7. Will it follow the example of other SWFs?
Some analysts are already drawing similarities with other sovereign funds.
"One can identify aspects in the Vision and the statements of the government that suggest that they have used Norway’s approach as an example," said Behrendt. "At the same time, if it is planning to have 50 percent in domestic assets for development purposes, then other funds come to mind." The China Investment Corp., for example, holds significant positions in the domestic banking sector. Singapore’s Temasek Holdings Pte was created to manage the state-assets when it was created in the 1970s.
8. How will it be received by the rest of the world?
The deputy Crown Prince has expressed lofty ambitions for the fund, which he expects to have a global influence. The PIF "will be the main engine for the whole world and not only the region,” he said in an interview with the country’s Al Arabiya television channel. “There will be no investment, movement or development in any region of the world without the vote of the Saudi sovereign fund."
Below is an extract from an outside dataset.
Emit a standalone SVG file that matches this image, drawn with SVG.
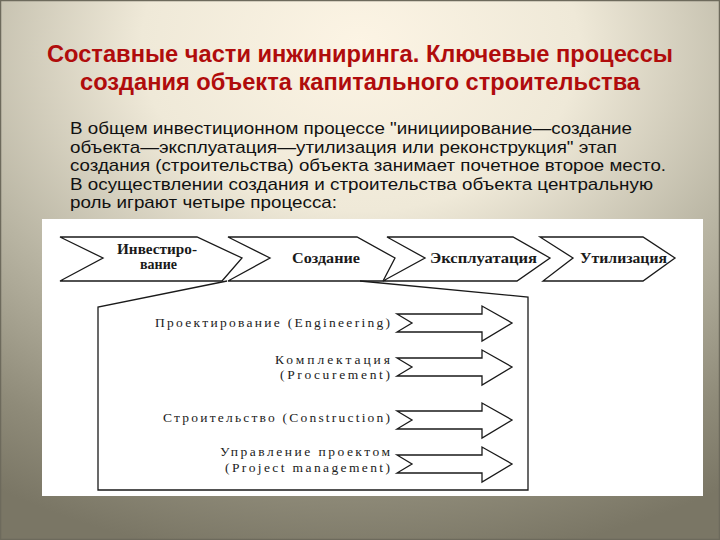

The prince "put the bar very high with his remarks," said GeoEconomica’s Behrendt. "For the time being, the Saudi authorities should remain rather down to earth with the international role the PIF could play. Prince Mohammed suggested that it would be a dominating one. That’s probably not what the rest of the world would be comfortable with so there should be a focus to develop a fund that works for Saudi Arabia."